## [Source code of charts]
+---+
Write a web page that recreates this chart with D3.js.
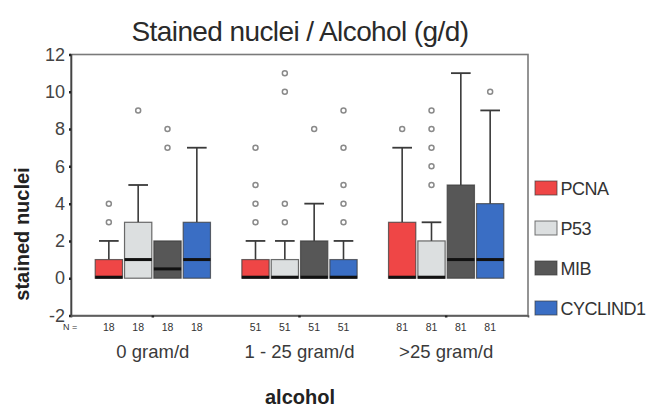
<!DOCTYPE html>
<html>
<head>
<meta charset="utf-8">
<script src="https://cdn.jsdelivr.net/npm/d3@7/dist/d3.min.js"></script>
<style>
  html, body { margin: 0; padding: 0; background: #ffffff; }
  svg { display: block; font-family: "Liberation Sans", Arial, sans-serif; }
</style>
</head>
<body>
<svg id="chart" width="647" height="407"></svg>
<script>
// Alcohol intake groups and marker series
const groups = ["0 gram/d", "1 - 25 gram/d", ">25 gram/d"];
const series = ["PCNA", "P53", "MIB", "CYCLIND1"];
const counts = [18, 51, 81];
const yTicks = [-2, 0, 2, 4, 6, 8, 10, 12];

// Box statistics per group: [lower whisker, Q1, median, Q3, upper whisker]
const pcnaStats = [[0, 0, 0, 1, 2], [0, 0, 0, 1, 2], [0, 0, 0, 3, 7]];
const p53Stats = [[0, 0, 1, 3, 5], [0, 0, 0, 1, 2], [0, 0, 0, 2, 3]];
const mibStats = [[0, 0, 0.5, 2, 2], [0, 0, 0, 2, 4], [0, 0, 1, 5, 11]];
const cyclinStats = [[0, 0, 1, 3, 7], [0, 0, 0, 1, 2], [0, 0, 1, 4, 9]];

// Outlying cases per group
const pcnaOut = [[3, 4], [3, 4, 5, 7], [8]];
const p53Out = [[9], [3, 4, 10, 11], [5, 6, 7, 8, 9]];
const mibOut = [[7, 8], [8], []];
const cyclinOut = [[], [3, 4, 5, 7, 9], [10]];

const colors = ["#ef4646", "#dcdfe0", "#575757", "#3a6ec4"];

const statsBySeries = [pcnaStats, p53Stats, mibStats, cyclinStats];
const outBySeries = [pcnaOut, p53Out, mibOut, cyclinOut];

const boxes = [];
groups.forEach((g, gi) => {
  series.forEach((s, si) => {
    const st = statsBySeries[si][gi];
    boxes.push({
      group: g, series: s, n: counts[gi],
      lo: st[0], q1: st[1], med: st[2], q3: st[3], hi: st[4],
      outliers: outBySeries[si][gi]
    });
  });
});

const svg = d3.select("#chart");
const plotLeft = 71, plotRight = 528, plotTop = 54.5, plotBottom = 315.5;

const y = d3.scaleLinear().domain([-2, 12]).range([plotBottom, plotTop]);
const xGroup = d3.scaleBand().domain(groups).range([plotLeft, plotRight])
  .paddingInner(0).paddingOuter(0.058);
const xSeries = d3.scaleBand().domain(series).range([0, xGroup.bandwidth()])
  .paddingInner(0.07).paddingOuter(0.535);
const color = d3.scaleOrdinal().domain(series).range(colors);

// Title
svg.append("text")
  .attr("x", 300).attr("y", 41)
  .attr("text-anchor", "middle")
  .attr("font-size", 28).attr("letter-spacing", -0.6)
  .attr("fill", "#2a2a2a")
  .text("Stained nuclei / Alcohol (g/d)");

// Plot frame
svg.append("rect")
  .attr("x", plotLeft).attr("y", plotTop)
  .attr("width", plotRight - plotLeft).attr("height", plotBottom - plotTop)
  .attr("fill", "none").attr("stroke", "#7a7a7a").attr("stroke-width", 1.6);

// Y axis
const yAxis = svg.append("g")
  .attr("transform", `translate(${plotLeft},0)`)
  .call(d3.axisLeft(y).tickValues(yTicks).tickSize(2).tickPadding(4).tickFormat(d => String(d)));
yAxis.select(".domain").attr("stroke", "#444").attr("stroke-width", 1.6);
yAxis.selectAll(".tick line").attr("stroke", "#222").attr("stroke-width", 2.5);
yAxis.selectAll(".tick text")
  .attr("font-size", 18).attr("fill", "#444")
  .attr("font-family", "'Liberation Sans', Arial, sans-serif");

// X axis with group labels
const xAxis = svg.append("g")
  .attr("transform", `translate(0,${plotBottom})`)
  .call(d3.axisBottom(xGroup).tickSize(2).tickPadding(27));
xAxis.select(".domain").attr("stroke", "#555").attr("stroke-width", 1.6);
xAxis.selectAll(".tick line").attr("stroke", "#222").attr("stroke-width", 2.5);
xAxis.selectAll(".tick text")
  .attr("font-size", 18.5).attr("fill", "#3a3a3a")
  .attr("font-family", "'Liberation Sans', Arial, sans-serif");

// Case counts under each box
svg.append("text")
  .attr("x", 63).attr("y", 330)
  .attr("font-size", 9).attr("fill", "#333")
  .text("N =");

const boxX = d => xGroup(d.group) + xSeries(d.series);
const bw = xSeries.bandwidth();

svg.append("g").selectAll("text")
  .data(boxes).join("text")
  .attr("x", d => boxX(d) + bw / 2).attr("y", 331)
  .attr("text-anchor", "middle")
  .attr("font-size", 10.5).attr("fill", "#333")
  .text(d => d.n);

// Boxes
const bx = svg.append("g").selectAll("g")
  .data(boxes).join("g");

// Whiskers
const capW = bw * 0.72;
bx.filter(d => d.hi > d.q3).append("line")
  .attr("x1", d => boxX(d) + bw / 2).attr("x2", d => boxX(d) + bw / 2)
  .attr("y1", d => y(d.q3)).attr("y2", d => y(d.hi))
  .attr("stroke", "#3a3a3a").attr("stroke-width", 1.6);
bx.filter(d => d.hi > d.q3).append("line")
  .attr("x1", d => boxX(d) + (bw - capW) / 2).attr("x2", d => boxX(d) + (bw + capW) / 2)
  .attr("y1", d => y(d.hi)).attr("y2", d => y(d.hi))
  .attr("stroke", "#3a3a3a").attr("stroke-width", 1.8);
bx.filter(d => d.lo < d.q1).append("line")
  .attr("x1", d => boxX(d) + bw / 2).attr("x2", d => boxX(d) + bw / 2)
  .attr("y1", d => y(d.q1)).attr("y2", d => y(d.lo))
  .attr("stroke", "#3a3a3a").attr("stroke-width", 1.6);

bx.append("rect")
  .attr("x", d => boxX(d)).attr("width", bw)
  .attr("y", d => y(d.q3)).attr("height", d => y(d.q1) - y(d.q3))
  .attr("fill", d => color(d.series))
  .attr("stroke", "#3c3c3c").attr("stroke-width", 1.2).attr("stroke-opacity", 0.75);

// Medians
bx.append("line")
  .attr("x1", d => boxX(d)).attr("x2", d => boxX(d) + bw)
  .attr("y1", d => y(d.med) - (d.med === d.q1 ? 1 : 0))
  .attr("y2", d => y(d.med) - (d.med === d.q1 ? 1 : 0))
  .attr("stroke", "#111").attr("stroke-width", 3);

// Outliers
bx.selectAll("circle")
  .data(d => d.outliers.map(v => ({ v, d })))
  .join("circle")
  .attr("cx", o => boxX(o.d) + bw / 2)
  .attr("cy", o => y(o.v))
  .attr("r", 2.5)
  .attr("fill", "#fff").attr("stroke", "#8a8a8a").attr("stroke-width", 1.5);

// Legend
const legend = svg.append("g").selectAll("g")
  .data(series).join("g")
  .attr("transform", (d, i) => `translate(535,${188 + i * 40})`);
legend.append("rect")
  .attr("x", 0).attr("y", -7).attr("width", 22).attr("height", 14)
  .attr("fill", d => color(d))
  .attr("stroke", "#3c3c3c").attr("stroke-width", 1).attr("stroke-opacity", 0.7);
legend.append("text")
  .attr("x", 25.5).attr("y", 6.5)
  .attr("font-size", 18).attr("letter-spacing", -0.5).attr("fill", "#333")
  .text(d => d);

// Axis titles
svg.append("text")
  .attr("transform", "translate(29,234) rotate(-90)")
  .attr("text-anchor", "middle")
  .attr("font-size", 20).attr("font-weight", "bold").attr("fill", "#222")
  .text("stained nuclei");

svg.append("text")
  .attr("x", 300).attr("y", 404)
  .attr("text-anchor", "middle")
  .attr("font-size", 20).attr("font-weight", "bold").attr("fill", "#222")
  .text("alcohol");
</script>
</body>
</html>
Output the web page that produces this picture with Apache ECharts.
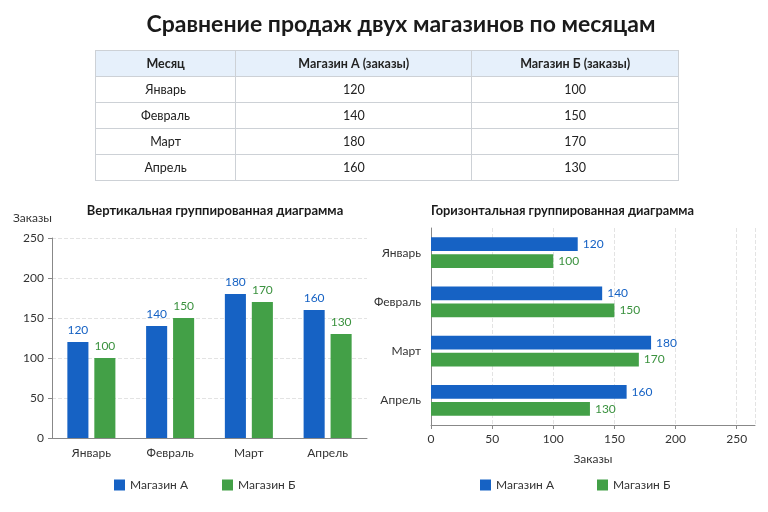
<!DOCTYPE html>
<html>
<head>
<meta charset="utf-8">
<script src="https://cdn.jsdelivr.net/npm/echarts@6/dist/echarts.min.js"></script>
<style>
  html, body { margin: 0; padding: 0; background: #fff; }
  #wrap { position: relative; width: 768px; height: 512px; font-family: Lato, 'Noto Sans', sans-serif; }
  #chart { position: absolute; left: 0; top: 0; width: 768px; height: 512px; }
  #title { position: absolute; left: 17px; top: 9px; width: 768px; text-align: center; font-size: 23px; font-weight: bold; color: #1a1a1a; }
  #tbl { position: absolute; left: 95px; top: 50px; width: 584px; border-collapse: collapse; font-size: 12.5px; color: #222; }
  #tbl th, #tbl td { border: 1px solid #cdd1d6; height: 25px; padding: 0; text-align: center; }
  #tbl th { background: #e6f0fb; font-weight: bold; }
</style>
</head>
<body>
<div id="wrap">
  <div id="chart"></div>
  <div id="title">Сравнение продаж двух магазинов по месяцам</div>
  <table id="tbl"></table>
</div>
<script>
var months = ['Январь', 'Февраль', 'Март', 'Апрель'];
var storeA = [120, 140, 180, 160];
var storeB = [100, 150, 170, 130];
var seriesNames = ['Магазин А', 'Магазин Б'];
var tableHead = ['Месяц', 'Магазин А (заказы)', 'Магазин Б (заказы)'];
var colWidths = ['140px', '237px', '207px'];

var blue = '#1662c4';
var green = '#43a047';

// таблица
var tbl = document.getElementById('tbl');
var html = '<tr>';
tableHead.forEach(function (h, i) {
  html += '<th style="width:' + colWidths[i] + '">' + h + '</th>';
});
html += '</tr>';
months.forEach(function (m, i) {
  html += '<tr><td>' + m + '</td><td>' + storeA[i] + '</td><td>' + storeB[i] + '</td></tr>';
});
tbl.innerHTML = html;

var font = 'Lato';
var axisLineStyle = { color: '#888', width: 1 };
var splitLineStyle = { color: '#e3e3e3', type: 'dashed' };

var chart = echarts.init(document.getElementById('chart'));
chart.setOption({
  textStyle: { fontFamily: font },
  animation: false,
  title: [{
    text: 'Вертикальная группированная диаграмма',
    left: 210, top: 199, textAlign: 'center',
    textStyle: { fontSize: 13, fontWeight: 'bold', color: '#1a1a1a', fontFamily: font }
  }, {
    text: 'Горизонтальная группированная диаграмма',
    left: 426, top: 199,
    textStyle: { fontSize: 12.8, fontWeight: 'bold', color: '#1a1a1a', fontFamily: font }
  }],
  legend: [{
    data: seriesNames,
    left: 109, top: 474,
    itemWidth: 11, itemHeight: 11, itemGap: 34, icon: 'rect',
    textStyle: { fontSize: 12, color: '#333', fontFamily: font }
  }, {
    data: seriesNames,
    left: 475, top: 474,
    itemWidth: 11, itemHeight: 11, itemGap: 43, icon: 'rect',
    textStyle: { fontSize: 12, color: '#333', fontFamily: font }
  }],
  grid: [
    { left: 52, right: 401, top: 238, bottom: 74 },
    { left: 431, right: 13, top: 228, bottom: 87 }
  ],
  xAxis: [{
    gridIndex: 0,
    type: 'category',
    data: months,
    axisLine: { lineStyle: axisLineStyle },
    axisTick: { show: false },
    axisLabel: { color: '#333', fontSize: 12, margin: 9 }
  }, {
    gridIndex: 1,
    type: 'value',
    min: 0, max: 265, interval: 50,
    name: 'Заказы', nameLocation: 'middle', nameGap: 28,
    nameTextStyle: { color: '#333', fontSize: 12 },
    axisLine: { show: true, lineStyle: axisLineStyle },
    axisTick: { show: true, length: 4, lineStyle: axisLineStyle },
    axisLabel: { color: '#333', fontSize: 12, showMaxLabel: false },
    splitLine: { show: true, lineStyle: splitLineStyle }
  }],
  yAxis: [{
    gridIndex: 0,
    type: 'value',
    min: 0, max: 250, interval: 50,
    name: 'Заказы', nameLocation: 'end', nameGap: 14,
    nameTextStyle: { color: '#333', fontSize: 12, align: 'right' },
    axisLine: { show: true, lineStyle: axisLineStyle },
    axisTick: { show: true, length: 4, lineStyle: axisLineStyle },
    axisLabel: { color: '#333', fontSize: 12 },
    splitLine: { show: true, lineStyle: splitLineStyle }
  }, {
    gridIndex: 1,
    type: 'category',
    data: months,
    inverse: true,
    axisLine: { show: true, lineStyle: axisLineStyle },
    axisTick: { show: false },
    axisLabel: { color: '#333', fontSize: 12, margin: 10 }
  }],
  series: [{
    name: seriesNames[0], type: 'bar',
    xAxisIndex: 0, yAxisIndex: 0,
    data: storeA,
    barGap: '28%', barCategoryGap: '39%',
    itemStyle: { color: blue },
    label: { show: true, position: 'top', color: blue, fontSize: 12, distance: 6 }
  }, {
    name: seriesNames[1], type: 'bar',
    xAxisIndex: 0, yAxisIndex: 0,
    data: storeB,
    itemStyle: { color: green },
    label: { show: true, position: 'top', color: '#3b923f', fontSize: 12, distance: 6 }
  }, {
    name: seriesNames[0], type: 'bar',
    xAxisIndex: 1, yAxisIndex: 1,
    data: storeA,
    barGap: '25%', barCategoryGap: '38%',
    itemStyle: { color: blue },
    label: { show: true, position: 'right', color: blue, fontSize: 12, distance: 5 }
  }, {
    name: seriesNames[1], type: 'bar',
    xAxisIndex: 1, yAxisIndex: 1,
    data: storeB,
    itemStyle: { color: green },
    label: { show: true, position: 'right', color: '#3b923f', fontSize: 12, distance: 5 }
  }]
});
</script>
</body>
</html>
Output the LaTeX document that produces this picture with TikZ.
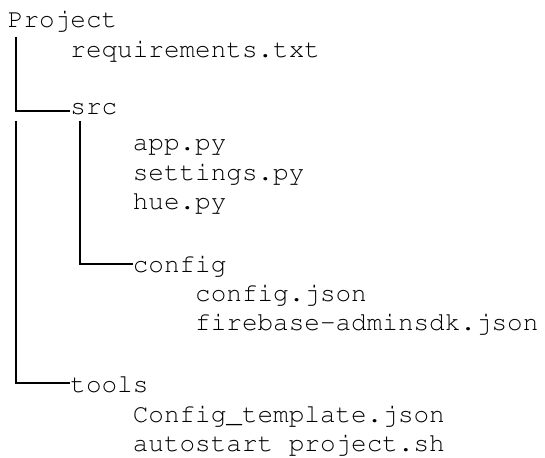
+---+
## [REQUIREMENTS]
Above this task is a listing with pictures in it. Retype only the lines from the one containing "Output the web" through the one containing "tbl.innerHTML = html;", both included, and not the pictures.

## [WRITTEN RESPONSE]
Output the web page that produces this picture with Apache ECharts.
<!DOCTYPE html>
<html>
<head>
<meta charset="utf-8">
<script src="https://cdn.jsdelivr.net/npm/echarts@6/dist/echarts.min.js"></script>
<style>
  html, body { margin: 0; padding: 0; background: #fff; }
  #wrap { position: relative; width: 768px; height: 512px; font-family: Lato, 'Noto Sans', sans-serif; }
  #chart { position: absolute; left: 0; top: 0; width: 768px; height: 512px; }
  #title { position: absolute; left: 17px; top: 9px; width: 768px; text-align: center; font-size: 23px; font-weight: bold; color: #1a1a1a; }
  #tbl { position: absolute; left: 95px; top: 50px; width: 584px; border-collapse: collapse; font-size: 12.5px; color: #222; }
  #tbl th, #tbl td { border: 1px solid #cdd1d6; height: 25px; padding: 0; text-align: center; }
  #tbl th { background: #e6f0fb; font-weight: bold; }
</style>
</head>
<body>
<div id="wrap">
  <div id="chart"></div>
  <div id="title">Сравнение продаж двух магазинов по месяцам</div>
  <table id="tbl"></table>
</div>
<script>
var months = ['Январь', 'Февраль', 'Март', 'Апрель'];
var storeA = [120, 140, 180, 160];
var storeB = [100, 150, 170, 130];
var seriesNames = ['Магазин А', 'Магазин Б'];
var tableHead = ['Месяц', 'Магазин А (заказы)', 'Магазин Б (заказы)'];
var colWidths = ['140px', '237px', '207px'];

var blue = '#1662c4';
var green = '#43a047';

// таблица
var tbl = document.getElementById('tbl');
var html = '<tr>';
tableHead.forEach(function (h, i) {
  html += '<th style="width:' + colWidths[i] + '">' + h + '</th>';
});
html += '</tr>';
months.forEach(function (m, i) {
  html += '<tr><td>' + m + '</td><td>' + storeA[i] + '</td><td>' + storeB[i] + '</td></tr>';
});
tbl.innerHTML = html;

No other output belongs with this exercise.